The cyber-criminals may notice an out-of-office message if they attempt to send an email to an targeted individual within the company. Once they receive the out-of-office reply, the cyber-criminals will target your company by sending an “urgent” request for a wire to be processed. You should pay special attention to urgent wire requests when key individuals (e.g., Chief Executive Officer, Chief Financial Officers, Controllers, etc.) are not in the office.

By clicking “reply,” you may realize that the message is being directed elsewhere (e.g., john.doe@bad-domain.com) instead of the internal employee you thought you were communicating with.

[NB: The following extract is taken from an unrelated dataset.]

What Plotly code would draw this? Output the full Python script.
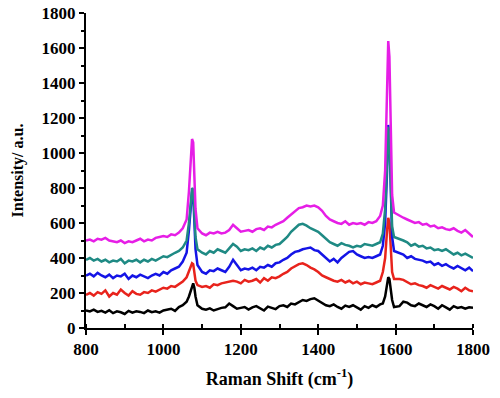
import plotly.graph_objects as go

# Raman shift sample positions (cm^-1)
x_shift = (list(range(800, 1061, 10))
           + [1066, 1071, 1074, 1077, 1080, 1083, 1088]
           + list(range(1100, 1561, 10))
           + [1567, 1573, 1578, 1581, 1584, 1587, 1591, 1596]
           + list(range(1610, 1801, 10)))

black_vals = ([100,95,105,92,98,88,102,85,95,90,80,98,88,95,92,85,100,90,95,88,100,105,110,98,120,130,150]
              + [180,215,245,255,230,180,130]
              + [110,105,112,100,108,115,118,140,125,110,
                 115,120,105,118,125,110,100,122,115,108,
                 125,130,120,140,135,150,160,155,165,170,
                 155,145,130,125,135,120,110,128,120,130,
                 118,105,125,115,130,120,135]
              + [140,180,250,290,280,220,160,120]
              + [125,150,145,130,125,140,128,120,135,125,110,130,118,105,125,115,120,110,118,115])

red_vals = ([190,200,185,205,195,215,180,200,190,220,200,185,210,195,190,205,200,215,208,220,230,225,240,235,250,265,290]
            + [320,355,370,365,320,270,245]
            + [235,240,230,250,245,255,260,265,270,265,
               255,275,265,270,280,260,285,270,290,285,
               295,310,320,340,355,365,370,360,345,335,
               320,300,290,280,270,265,275,260,270,255,
               265,250,260,255,250,260,270]
            + [320,400,560,630,600,450,320,280]
            + [280,275,260,250,255,245,240,230,245,235,225,240,230,220,235,225,210,230,215,210])

blue_vals = ([300,310,295,315,300,290,305,285,300,295,310,280,300,290,305,295,285,300,310,300,320,310,330,340,350,380,430]
             + [560,700,780,770,640,450,360]
             + [320,310,330,325,340,330,320,350,390,360,
                330,340,335,345,330,350,345,360,350,370,
                375,390,400,420,435,440,450,455,460,445,
                440,420,400,380,395,375,400,420,435,440,
                420,410,400,405,400,410,420]
             + [470,600,900,1160,1100,780,520,440]
             + [430,420,400,410,395,390,385,375,380,360,370,355,365,350,340,355,340,330,345,325])

teal_vals = ([390,400,385,395,380,390,375,385,380,395,370,385,380,390,375,390,380,395,385,400,410,405,420,430,440,460,500]
             + [600,720,800,790,680,520,450]
             + [430,420,440,430,450,440,430,455,480,465,
                440,450,445,455,440,460,450,470,460,475,
                480,500,520,550,570,590,595,585,570,560,
                550,530,510,490,480,470,485,475,470,460,
                470,465,480,475,470,480,490]
             + [540,680,950,1150,1080,800,580,520]
             + [510,500,490,470,480,465,470,455,460,445,450,440,450,435,420,430,415,425,410,400])

magenta_vals = ([500,505,495,510,505,515,500,495,490,500,485,495,490,500,510,495,505,500,515,520,525,520,535,530,545,570,620]
                + [780,960,1080,1060,900,680,570]
                + [540,530,545,540,550,540,545,560,590,570,
                   550,555,560,550,565,570,560,580,575,590,
                   600,610,630,650,670,685,690,700,695,700,
                   690,670,640,620,610,600,595,610,590,600,
                   595,600,590,605,600,610,640]
                + [700,900,1300,1640,1550,1100,760,660]
                + [640,630,620,610,600,605,590,595,580,585,570,575,565,560,570,555,545,560,540,520])

series = [
    ("black", black_vals, "#000000"),
    ("red", red_vals, "#e8231c"),
    ("blue", blue_vals, "#1414e6"),
    ("teal", teal_vals, "#1f8a84"),
    ("magenta", magenta_vals, "#e61ee6"),
]

x_ticks = [800, 1000, 1200, 1400, 1600, 1800]
y_ticks = [0, 200, 400, 600, 800, 1000, 1200, 1400, 1600, 1800]

fig = go.Figure()
for name, vals, col in series:
    fig.add_trace(go.Scatter(x=x_shift, y=vals, mode="lines", name=name,
                             line=dict(color=col, width=2.5), showlegend=False))

font_family = "Liberation Serif"
fig.update_layout(
    width=500, height=398,
    margin=dict(l=86, r=27, t=13, b=70, autoexpand=False),
    plot_bgcolor="white", paper_bgcolor="white",
    font=dict(family=font_family, color="black"),
)
fig.update_xaxes(
    range=[800, 1800], tickvals=x_ticks, showgrid=False, zeroline=False,
    showline=True, linecolor="black", linewidth=2, automargin=False,
    ticks="outside", ticklen=5, tickwidth=2, tickcolor="black",
    minor=dict(dtick=100, ticks="inside", ticklen=4, tickwidth=2, tickcolor="black", showgrid=False),
    tickfont=dict(size=17, family=font_family, weight="bold"),
    title=dict(text="Raman Shift (cm<sup>-1</sup>)", font=dict(size=18, family=font_family, weight="bold"), standoff=14),
)
fig.update_yaxes(
    range=[0, 1800], tickvals=y_ticks, showgrid=False, zeroline=False,
    showline=True, linecolor="black", linewidth=2, automargin=False,
    ticks="outside", ticklen=5, tickwidth=2, tickcolor="black",
    minor=dict(dtick=100, ticks="outside", ticklen=3, tickwidth=2, tickcolor="black", showgrid=False),
    tickfont=dict(size=17, family=font_family, weight="bold"),
    title=dict(text="Intensity/ a.u.", font=dict(size=16, family=font_family, weight="bold"), standoff=14),
)

fig.write_html("out.html", config={"displayModeBar": False},
               post_script="document.body.style.margin='0';")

This tip requires a bit more technical knowledge; however, you may be able to gather enough information to determine if the email is legitimate or from a cyber-criminal. When an email is sent from the sender to the recipient, the email’s message header is updated with technical details (e.g., sender’s email address, IP addresses, return email address, etc.). When reading the message header for a suspicious email, you should pay special attention to the “Reply-To:” field as this may include the cyber-criminals email address. Additionally, you should read through the message header to identify IP addresses or servers hosted in foreign countries (e.g., .ru, .ro, .cn, .cm, .cz, etc.) since this may indicate that the email is fictitious.

Regardless of becoming a victim to this fraud scheme, you should report instances of email-based wire fraud to law enforcement. It is highly recommended that you file a complaint on the Internet Crime Complaint Center website which is shared amongst local, state, federal/international law enforcement or regulatory agencies for criminal, civil, or administrative action, as appropriate.